Mark Lowcock said he was “deeply saddened by the loss of life and destruction caused” by Cyclone Kenneth and noted the latest disaster had arrived after Idai had claimed the lives of more than 600 people, “unleashing a cholera epidemic, wiping out crops in the country’s breadbasket, forcing a million people to rely on food assistance to survive, and causing massive destruction of homes, schools and infrastructure in one of the world’s poorest countries”, he said.
“Cyclone Kenneth may require a major new humanitarian operation at the same time that the ongoing Cyclone Idai response targeting three million people in three countries remains critically underfunded,” the relief chief warned.
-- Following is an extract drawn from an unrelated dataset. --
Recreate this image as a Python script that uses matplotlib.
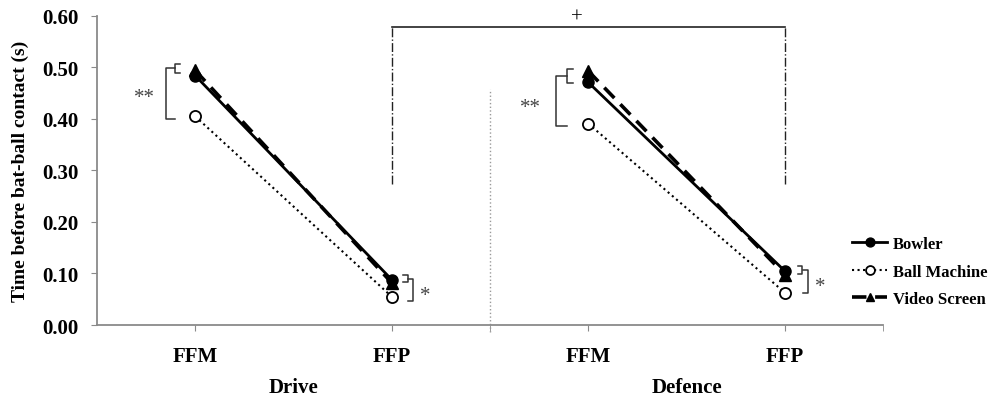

Although Cyclone Kenneth has now been downgraded to a tropical depression by WMO, some 700,000 people are believed to remain at risk, according to Mozambique’s national disaster management agency, INGC.
“Mozambican authorities evacuated thousands of people which we hope limited the loss of life,” said Ms. Nullis. “ And Tanzania, which also has never seen tropical cyclones, issued a red alert to warn people of the risks, and those red alerts continue today, warning of floods and landslides.”
In the province of Cabo Delgado, where Kenneth made landfall, the UN is working with the Government and other humanitarian organizations on an immediate response plan for the north of the country.
According to WFP, public buildings such as schools have been made available where flood victims can shelter from the districts of Pemba, Mecufi, Chiure, Metuge, Mocimboa da Praia, Palma, Macomia, Quissanga, Ibo and Muidumbe.
“WFP has prepositioned more than 500 metric tons of food in Pemba to be ready to support those affected,” spokesperson Hervé Verhoosel said. “Another 1,000 tonnes is ready to be dispatched from a WFP warehouse in neighbouring Nacala province.”